--- begin INFORMATION PROVIDED ---
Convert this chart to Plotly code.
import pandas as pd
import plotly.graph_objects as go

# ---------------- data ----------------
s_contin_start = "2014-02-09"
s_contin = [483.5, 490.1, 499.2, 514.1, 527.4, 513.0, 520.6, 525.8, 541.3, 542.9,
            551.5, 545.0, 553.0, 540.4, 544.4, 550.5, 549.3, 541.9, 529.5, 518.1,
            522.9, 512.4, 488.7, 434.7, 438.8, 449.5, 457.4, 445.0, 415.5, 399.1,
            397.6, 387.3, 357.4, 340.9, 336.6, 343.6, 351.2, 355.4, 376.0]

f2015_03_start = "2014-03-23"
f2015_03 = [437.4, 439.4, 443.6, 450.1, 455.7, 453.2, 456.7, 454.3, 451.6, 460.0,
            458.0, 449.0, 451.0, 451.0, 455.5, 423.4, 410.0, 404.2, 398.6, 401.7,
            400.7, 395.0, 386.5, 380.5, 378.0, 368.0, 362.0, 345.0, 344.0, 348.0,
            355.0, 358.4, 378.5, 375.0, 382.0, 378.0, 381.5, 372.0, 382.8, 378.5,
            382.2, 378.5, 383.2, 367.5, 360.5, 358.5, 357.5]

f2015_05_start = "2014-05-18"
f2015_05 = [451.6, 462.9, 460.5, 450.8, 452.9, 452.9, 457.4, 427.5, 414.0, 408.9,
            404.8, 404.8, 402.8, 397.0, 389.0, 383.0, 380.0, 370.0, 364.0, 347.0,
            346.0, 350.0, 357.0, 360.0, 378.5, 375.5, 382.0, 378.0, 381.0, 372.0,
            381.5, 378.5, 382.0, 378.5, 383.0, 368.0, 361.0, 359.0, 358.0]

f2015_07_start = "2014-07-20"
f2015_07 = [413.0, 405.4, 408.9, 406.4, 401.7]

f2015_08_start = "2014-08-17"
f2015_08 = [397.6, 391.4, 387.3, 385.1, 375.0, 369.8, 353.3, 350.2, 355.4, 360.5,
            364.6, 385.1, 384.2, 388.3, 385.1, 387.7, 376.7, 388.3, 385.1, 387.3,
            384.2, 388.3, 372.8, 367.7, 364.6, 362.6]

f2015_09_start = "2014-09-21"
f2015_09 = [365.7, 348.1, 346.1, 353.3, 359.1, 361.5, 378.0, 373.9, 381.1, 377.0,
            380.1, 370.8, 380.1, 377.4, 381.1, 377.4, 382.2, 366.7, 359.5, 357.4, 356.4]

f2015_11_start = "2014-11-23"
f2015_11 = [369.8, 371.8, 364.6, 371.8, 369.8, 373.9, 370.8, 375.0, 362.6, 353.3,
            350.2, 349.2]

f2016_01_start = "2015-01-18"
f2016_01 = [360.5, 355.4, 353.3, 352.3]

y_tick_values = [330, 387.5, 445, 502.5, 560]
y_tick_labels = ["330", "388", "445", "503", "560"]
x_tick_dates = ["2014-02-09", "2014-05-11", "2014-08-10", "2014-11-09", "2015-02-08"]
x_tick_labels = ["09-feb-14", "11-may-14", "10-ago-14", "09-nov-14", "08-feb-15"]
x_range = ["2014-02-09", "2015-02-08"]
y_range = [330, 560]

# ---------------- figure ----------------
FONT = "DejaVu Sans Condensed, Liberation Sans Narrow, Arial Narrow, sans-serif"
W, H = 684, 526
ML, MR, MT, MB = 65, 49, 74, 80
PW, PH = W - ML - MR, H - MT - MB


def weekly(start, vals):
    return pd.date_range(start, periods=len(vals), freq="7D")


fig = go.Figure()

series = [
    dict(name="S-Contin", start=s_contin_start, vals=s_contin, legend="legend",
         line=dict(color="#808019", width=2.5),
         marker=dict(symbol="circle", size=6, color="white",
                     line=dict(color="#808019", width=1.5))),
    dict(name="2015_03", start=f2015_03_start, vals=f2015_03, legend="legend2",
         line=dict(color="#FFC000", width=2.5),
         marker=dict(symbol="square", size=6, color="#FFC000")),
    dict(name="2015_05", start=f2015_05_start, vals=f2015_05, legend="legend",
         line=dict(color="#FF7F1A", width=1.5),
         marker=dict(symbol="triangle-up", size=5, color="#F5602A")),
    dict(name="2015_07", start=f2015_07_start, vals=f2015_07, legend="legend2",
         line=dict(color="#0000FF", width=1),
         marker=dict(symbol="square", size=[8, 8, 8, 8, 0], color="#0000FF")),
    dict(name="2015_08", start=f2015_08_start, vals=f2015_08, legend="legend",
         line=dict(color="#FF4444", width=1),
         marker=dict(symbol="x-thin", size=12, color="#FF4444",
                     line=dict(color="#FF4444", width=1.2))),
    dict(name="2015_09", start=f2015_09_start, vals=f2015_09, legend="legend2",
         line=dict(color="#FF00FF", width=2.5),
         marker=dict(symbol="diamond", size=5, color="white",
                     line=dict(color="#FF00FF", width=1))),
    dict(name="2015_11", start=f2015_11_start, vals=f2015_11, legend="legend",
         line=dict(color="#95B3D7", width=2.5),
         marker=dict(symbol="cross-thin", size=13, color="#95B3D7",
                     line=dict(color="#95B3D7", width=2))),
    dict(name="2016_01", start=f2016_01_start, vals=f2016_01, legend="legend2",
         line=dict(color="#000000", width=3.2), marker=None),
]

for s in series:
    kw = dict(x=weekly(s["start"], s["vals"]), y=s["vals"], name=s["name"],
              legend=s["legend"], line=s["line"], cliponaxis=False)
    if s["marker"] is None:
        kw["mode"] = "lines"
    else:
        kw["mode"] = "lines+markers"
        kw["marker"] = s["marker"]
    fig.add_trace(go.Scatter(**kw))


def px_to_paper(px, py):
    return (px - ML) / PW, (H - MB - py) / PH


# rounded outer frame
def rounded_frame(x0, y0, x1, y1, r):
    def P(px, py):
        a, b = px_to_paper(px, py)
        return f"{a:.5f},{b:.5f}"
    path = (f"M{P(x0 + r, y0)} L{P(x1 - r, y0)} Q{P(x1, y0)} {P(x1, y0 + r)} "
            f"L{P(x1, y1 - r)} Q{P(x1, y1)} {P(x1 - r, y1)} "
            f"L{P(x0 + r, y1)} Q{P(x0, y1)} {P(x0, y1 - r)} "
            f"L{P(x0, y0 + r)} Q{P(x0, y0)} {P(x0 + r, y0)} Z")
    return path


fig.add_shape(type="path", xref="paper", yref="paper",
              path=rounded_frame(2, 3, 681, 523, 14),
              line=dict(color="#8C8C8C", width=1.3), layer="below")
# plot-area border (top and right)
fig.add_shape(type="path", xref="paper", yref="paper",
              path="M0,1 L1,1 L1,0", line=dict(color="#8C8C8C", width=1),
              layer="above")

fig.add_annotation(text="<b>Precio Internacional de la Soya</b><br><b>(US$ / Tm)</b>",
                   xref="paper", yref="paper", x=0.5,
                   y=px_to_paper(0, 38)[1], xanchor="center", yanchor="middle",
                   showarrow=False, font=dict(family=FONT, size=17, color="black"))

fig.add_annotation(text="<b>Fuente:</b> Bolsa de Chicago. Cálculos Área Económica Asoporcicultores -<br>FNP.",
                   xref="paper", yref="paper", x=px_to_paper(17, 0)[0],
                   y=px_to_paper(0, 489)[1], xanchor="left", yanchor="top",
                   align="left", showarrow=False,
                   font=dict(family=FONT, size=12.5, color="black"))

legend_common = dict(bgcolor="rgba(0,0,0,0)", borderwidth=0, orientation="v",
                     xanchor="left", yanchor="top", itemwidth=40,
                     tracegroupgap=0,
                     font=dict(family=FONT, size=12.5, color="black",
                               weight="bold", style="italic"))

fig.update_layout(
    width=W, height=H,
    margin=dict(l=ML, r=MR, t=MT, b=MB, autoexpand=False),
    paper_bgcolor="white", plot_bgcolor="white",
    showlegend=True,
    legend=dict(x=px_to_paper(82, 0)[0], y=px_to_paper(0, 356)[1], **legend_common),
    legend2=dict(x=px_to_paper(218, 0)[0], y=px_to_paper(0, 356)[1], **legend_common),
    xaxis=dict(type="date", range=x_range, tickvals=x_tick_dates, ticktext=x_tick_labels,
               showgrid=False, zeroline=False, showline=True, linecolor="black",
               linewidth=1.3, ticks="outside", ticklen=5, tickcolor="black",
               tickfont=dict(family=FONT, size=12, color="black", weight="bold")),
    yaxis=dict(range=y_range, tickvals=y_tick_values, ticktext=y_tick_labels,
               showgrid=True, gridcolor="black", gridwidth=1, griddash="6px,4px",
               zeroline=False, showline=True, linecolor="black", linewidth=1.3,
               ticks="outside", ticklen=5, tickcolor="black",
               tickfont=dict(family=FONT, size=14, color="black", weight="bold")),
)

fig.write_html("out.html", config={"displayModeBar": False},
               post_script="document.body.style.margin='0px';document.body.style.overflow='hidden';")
--- end INFORMATION PROVIDED ---
--- begin INFORMATION PROVIDED ---
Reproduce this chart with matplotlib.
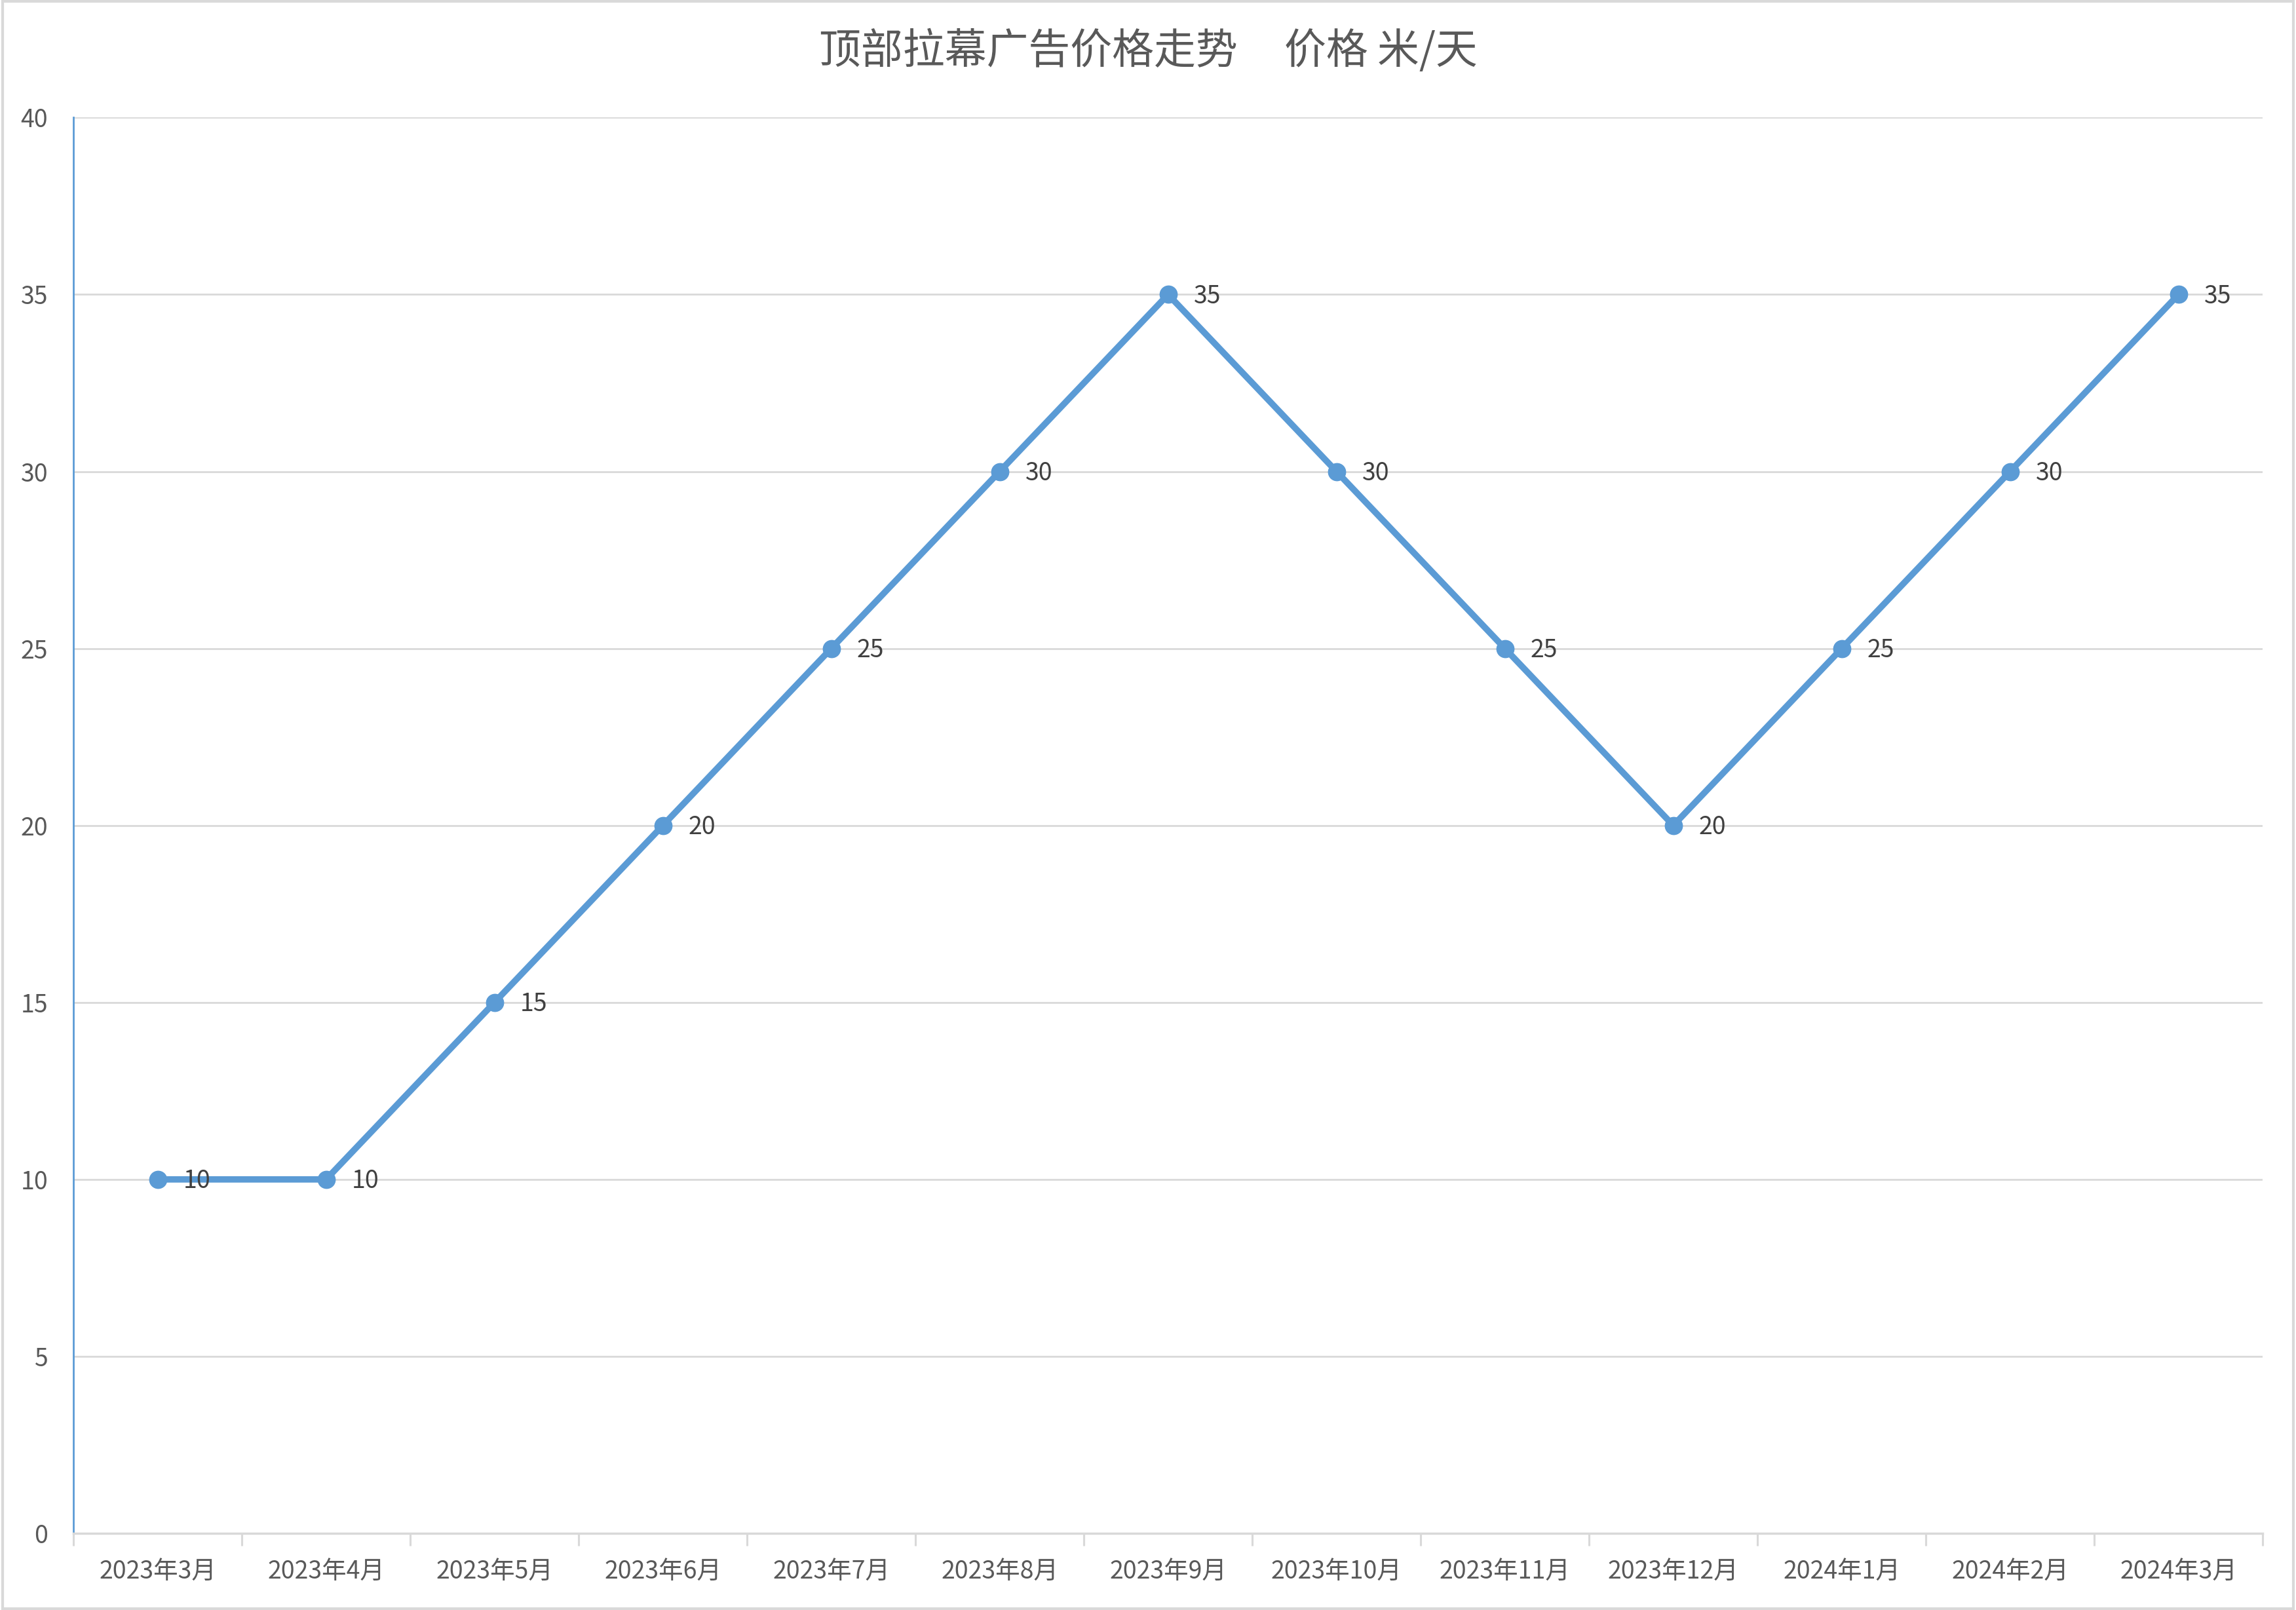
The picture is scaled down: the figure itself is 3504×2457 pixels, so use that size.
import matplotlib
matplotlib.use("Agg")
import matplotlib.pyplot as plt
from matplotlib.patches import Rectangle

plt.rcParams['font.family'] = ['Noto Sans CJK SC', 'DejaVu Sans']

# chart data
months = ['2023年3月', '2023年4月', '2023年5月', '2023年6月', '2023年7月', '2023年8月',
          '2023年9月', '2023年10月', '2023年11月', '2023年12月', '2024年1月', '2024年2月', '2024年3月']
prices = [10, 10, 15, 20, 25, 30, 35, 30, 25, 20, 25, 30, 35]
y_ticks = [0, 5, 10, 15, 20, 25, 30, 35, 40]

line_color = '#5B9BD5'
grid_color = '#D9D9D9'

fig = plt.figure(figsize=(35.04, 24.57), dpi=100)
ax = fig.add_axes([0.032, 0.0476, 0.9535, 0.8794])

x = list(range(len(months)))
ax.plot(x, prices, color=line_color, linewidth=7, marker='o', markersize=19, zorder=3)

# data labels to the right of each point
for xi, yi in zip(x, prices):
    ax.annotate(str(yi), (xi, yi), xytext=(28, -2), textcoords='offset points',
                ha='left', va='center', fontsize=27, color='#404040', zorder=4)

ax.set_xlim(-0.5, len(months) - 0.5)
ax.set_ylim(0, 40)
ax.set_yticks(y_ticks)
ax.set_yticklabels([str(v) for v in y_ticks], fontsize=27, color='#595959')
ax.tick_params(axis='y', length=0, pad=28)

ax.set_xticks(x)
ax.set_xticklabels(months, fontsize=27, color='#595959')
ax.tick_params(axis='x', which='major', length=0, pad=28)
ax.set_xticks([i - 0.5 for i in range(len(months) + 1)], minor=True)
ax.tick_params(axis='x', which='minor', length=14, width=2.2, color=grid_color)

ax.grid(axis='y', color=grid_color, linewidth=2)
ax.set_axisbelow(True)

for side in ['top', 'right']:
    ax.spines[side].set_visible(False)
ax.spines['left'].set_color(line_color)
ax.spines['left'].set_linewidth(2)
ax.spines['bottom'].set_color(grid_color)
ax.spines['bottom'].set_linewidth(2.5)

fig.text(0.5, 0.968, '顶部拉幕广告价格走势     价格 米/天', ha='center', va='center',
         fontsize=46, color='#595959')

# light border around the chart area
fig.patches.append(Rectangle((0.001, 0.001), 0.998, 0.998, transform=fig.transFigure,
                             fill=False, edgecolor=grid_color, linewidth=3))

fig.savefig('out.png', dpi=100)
--- end INFORMATION PROVIDED ---
WRITTEN TASK
Using the entries above, transcribe every line from the line containing "Reproduce this chart with matplotlib." through the line containing "ax.set_axisbelow(True)". Do not copy pictures.

RESULT
Reproduce this chart with matplotlib.
The picture is scaled down: the figure itself is 3504×2457 pixels, so use that size.
import matplotlib
matplotlib.use("Agg")
import matplotlib.pyplot as plt
from matplotlib.patches import Rectangle

plt.rcParams['font.family'] = ['Noto Sans CJK SC', 'DejaVu Sans']

# chart data
months = ['2023年3月', '2023年4月', '2023年5月', '2023年6月', '2023年7月', '2023年8月',
          '2023年9月', '2023年10月', '2023年11月', '2023年12月', '2024年1月', '2024年2月', '2024年3月']
prices = [10, 10, 15, 20, 25, 30, 35, 30, 25, 20, 25, 30, 35]
y_ticks = [0, 5, 10, 15, 20, 25, 30, 35, 40]

line_color = '#5B9BD5'
grid_color = '#D9D9D9'

fig = plt.figure(figsize=(35.04, 24.57), dpi=100)
ax = fig.add_axes([0.032, 0.0476, 0.9535, 0.8794])

x = list(range(len(months)))
ax.plot(x, prices, color=line_color, linewidth=7, marker='o', markersize=19, zorder=3)

# data labels to the right of each point
for xi, yi in zip(x, prices):
    ax.annotate(str(yi), (xi, yi), xytext=(28, -2), textcoords='offset points',
                ha='left', va='center', fontsize=27, color='#404040', zorder=4)

ax.set_xlim(-0.5, len(months) - 0.5)
ax.set_ylim(0, 40)
ax.set_yticks(y_ticks)
ax.set_yticklabels([str(v) for v in y_ticks], fontsize=27, color='#595959')
ax.tick_params(axis='y', length=0, pad=28)

ax.set_xticks(x)
ax.set_xticklabels(months, fontsize=27, color='#595959')
ax.tick_params(axis='x', which='major', length=0, pad=28)
ax.set_xticks([i - 0.5 for i in range(len(months) + 1)], minor=True)
ax.tick_params(axis='x', which='minor', length=14, width=2.2, color=grid_color)

ax.grid(axis='y', color=grid_color, linewidth=2)
ax.set_axisbelow(True)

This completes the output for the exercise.